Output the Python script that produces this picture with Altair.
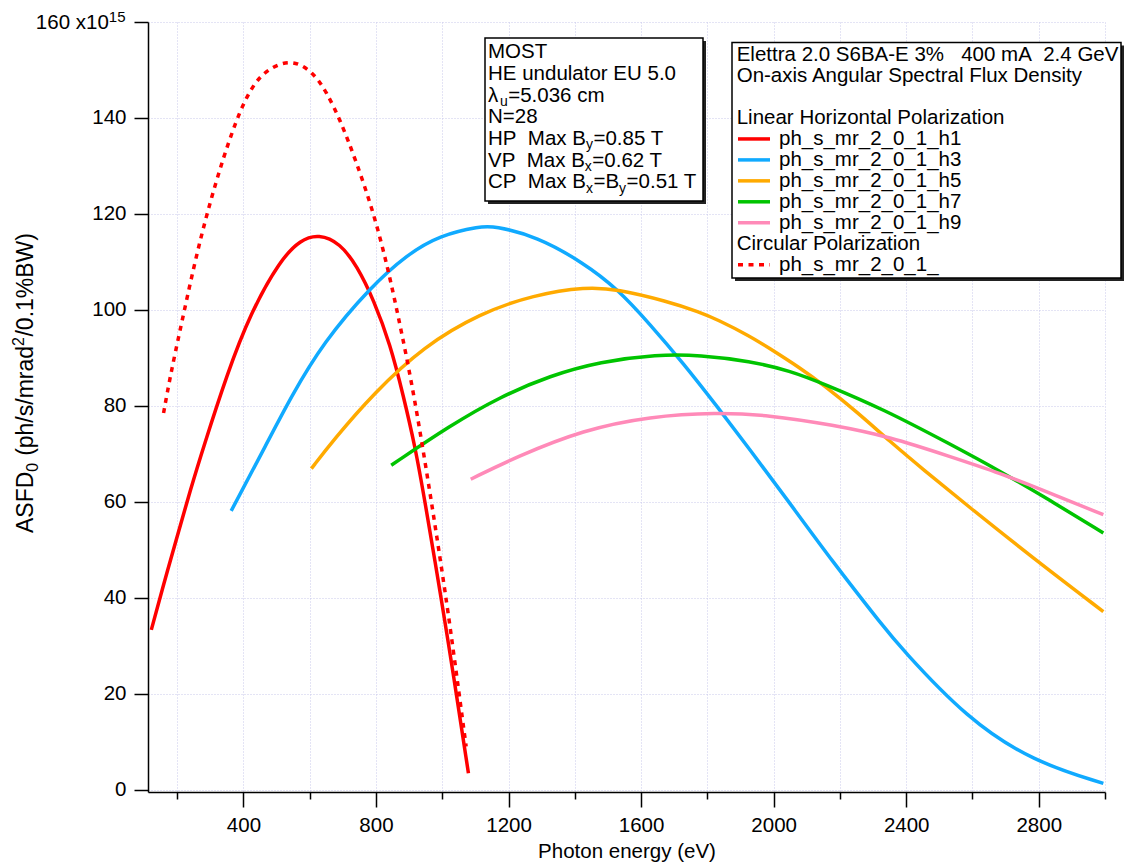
import altair as alt
import pandas as pd

# ---------------- data ----------------
h1_x = [122, 160, 195, 240, 280, 350, 421, 511, 572, 627, 692, 743, 793, 843, 883, 918, 946, 999, 1034, 1079]
h1_y = [33.3, 43.0, 51.5, 62.5, 71.5, 86.5, 99.3, 110.4, 114.6, 115.8, 113.9, 109.1, 102.1, 92.8, 82.0, 71.5, 60.8, 39.0, 23.8, 3.4]

h3_x = [363, 471, 543, 642, 783, 893, 994, 1115, 1155, 1286, 1426, 1527, 1627, 1728, 1829, 1929, 2035, 2181, 2331, 2382, 2583, 2784, 2995]
h3_y = [58.1, 72.2, 81.8, 93.3, 104.7, 111.5, 115.6, 117.4, 117.5, 115.3, 109.8, 104.5, 97.0, 88.8, 79.9, 70.8, 61.0, 47.2, 34.0, 29.7, 14.8, 5.8, 1.3]

h5_x = [605, 672, 793, 944, 1115, 1275, 1436, 1527, 1678, 1778, 1829, 1929, 1980, 2080, 2151, 2250, 2352, 2450, 2583, 2784, 2995]
h5_y = [66.9, 72.9, 82.6, 92.4, 99.3, 103.1, 104.8, 104.3, 101.8, 99.5, 98.0, 94.5, 92.3, 87.9, 84.3, 78.8, 72.5, 66.8, 59.3, 48.2, 37.1]

h7_x = [846, 1024, 1175, 1326, 1477, 1648, 1778, 1929, 2050, 2151, 2331, 2533, 2683, 2834, 2995]
h7_y = [67.6, 75.9, 81.9, 86.3, 89.2, 90.7, 90.6, 89.3, 87.3, 84.6, 79.3, 72.0, 66.4, 60.3, 53.5]

h9_x = [1086, 1225, 1426, 1627, 1829, 1980, 2181, 2352, 2533, 2683, 2834, 2995]
h9_y = [64.7, 69.4, 75.0, 77.8, 78.6, 78.1, 76.0, 73.5, 69.4, 66.0, 61.8, 57.3]

cp_x = [159, 180, 209, 250, 290, 340, 390, 430, 471, 546, 612, 650, 692, 740, 793, 833, 863, 893, 924, 964, 994, 1024, 1072]
cp_y = [78.5, 86.5, 95.8, 109.0, 120.2, 132.0, 141.7, 147.0, 150.1, 152.4, 149.4, 145.5, 139.6, 131.0, 120.2, 109.5, 100.0, 90.0, 78.5, 61.5, 48.0, 34.0, 9.0]

series_names = ["ph_s_mr_2_0_1_h1", "ph_s_mr_2_0_1_h3", "ph_s_mr_2_0_1_h5",
                "ph_s_mr_2_0_1_h7", "ph_s_mr_2_0_1_h9"]
cp_name = "ph_s_mr_2_0_1_"
series_colors = ["#ff0000", "#10aaff", "#ffaa00", "#00c400", "#ff8ab8"]
cp_color = "#ff0000"

x_ticks = list(range(200, 3001, 200))
y_ticks = list(range(0, 161, 20))

# text segments: "n" normal, "sub" subscript, "sup" superscript, "gap" blank space
most_lines = [
    [("MOST", "n")],
    [("HE undulator EU 5.0", "n")],
    [("λ", "n"), ("u", "sub"), ("=5.036 cm", "n")],
    [("N=28", "n")],
    [("HP\u00a0 Max B", "n"), ("y", "sub"), ("=0.85 T", "n")],
    [("VP\u00a0 Max B", "n"), ("x", "sub"), ("=0.62 T", "n")],
    [("CP\u00a0 Max B", "n"), ("x", "sub"), ("=B", "n"), ("y", "sub"), ("=0.51 T", "n")],
]
legend_header = ["Elettra 2.0 S6BA-E 3%\u00a0\u00a0 400 mA\u00a0 2.4 GeV",
                 "On-axis Angular Spectral Flux Density"]
legend_group1 = "Linear Horizontal Polarization"
legend_group2 = "Circular Polarization"
y_title = [("ASFD", "n"), ("0", "sub"), (" ", "gap"), ("(ph/s/mrad", "n"), ("2", "sup"), ("/0.1%BW)", "n")]
x_title = "Photon energy (eV)"
y_top_label = "160 x10"
y_top_exp = "15"

# ---------------- layout helpers ----------------
FONT = "Liberation Sans"
FS = 20.5
SUBFS = 14
L, T = 148, 22
PW, PH = 957, 770

AW = {' ': 278, '\u00a0': 278, '!': 278, '%': 889, '(': 333, ')': 333, '-': 333, '.': 278, '/': 278,
      '=': 584, '_': 556, 'λ': 580,
      'A': 667, 'B': 667, 'C': 722, 'D': 722, 'E': 667, 'F': 611, 'G': 778, 'H': 722, 'I': 278,
      'L': 556, 'M': 833, 'N': 722, 'O': 778, 'P': 667, 'S': 667, 'T': 611, 'U': 722, 'V': 667,
      'W': 944, 'X': 667,
      'a': 556, 'b': 556, 'c': 500, 'd': 556, 'e': 556, 'f': 278, 'g': 556, 'h': 556, 'i': 222,
      'k': 500, 'l': 222, 'm': 833, 'n': 556, 'o': 556, 'p': 556, 'r': 333, 's': 500, 't': 278,
      'u': 556, 'v': 500, 'x': 500, 'y': 500, 'z': 500}
for d in "0123456789":
    AW[d] = 556


def tw(s, size):
    return sum(AW.get(c, 556) for c in s) * size / 1000.0


one = pd.DataFrame({"k": [0]})


def txt(x, y, s, size=FS, angle=0, align="left", baseline="alphabetic"):
    return alt.Chart(one).mark_text(
        text=s, font=FONT, fontSize=size, color="black", align=align,
        baseline=baseline, angle=angle
    ).encode(x=alt.value(x - L), y=alt.value(y - T))


def rich(x, y, segs, size=FS, sub=SUBFS, vertical=False):
    out = []
    pos = 0.0
    for s, kind in segs:
        fs = sub if kind in ("sub", "sup") else size
        if kind != "gap":
            off = 0.0
            if kind == "sub":
                off = size * 0.22
            elif kind == "sup":
                off = -size * 0.40
            if vertical:
                out.append(txt(x + off, y - pos, s, fs, angle=270))
            else:
                out.append(txt(x + pos, y + off, s, fs))
        pos += tw(s, fs) + (0.5 if kind in ("sub", "sup") else 0.0)
    return out


def box(l, t, r, b):
    shadow = alt.Chart(one).mark_rect(fill="#222222").encode(
        x=alt.value(l - L + 3), x2=alt.value(r - L + 3),
        y=alt.value(t - T + 3), y2=alt.value(b - T + 3))
    face = alt.Chart(one).mark_rect(fill="white", stroke="black", strokeWidth=1.5).encode(
        x=alt.value(l - L), x2=alt.value(r - L),
        y=alt.value(t - T), y2=alt.value(b - T))
    return [shadow, face]


def sample(x1, x2, y, color, dash=None):
    kw = dict(color=color, strokeWidth=3.5, strokeCap="butt")
    if dash:
        kw["strokeDash"] = dash
    return alt.Chart(one).mark_rule(**kw).encode(
        x=alt.value(x1 - L), x2=alt.value(x2 - L), y=alt.value(y - T))


# ---------------- curves ----------------
x_scale = alt.Scale(domain=[112, 3000], nice=False, zero=False)
y_scale = alt.Scale(domain=[-0.5, 160], nice=False, zero=False)

x_axis = alt.Axis(
    values=x_ticks, format="d",
    labelExpr="datum.value % 400 == 0 ? datum.label : ''",
    tickSize={"condition": {"test": "datum.value % 400 == 0", "value": 15}, "value": 7},
    labelPadding=8, labelFlush=False, labelOverlap=False,
    title=x_title, titleY=65, titleBaseline="alphabetic",
)
exp_w = tw(y_top_exp, 15) + 1
y_axis = alt.Axis(
    values=y_ticks, format="d",
    labelExpr="datum.value == 160 ? '%s' : datum.label" % y_top_label,
    labelPadding={"condition": {"test": "datum.value == 160", "value": 8 + exp_w}, "value": 8},
    tickSize=14, labelFlush=False, labelOverlap=False, title=None,
)

xs = [h1_x, h3_x, h5_x, h7_x, h9_x]
ys = [h1_y, h3_y, h5_y, h7_y, h9_y]

layers = []
for i, (name, col) in enumerate(zip(series_names, series_colors)):
    df = pd.DataFrame({"energy": xs[i], "flux": ys[i]})
    layers.append(alt.Chart(df).mark_line(
        color=col, strokeWidth=3.5, interpolate="basis", strokeCap="butt"
    ).encode(x=alt.X("energy:Q", scale=x_scale, axis=x_axis),
             y=alt.Y("flux:Q", scale=y_scale, axis=y_axis)))

cp_df = pd.DataFrame({"energy": cp_x, "flux": cp_y})
layers.append(alt.Chart(cp_df).mark_line(
    color=cp_color, strokeWidth=3.5, interpolate="basis", strokeDash=[5, 5.5], strokeCap="butt"
).encode(x=alt.X("energy:Q", scale=x_scale, axis=x_axis),
         y=alt.Y("flux:Q", scale=y_scale, axis=y_axis)))

# superscript of the y-axis multiplier
layers.append(txt(L - 14 - 8 - exp_w + 0.5, 21.7, y_top_exp, 15))

# y axis title (rotated, with sub/superscript)
layers += rich(33.3, 533, y_title, size=23, sub=16, vertical=True)

# MOST box
layers += box(485, 38, 703, 201)
for k, segs in enumerate(most_lines):
    layers += rich(488, 58.3 + k * 21.67, segs)

# legend box
layers += box(732, 42.5, 1121, 278)
LB0, LSP = 61.45, 20.95
layers.append(txt(736.7, LB0, legend_header[0]))
layers.append(txt(736.7, LB0 + LSP, legend_header[1]))
layers.append(txt(736.7, LB0 + 3 * LSP, legend_group1))
for j, (name, col) in enumerate(zip(series_names, series_colors)):
    yb = LB0 + (4 + j) * LSP
    layers.append(sample(738, 770, yb - 6.3, col))
    layers.append(txt(779, yb, name))
layers.append(txt(736.7, LB0 + 9 * LSP, legend_group2))
yb = LB0 + 10 * LSP
layers.append(sample(738, 770, yb - 6.3, cp_color, dash=[5, 5.5]))
layers.append(txt(779, yb, cp_name))

chart = alt.layer(*layers).properties(
    width=PW, height=PH,
    autosize=alt.AutoSizeParams(type="none"),
    padding={"left": L, "top": T, "right": 1129 - L - PW, "bottom": 866 - T - PH},
    background="white",
).configure_view(stroke=None).configure_axis(
    domainColor="black", domainWidth=1.5, tickColor="black", tickWidth=1.5,
    labelFont=FONT, labelFontSize=FS, labelColor="black",
    titleFont=FONT, titleFontSize=FS, titleFontWeight="normal", titleColor="black",
    grid=True, gridColor="#c9c9ea", gridDash=[1, 2], gridWidth=1,
)

chart.save("out.html", embed_options={"renderer": "svg", "actions": False})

→ **Task description**
Up to and including the line containing "import pandas as pd", repeat every line from the start of the data, but none of the pictures.

→ **Output for this exercise**
Output the Python script that produces this picture with Altair.
import altair as alt
import pandas as pd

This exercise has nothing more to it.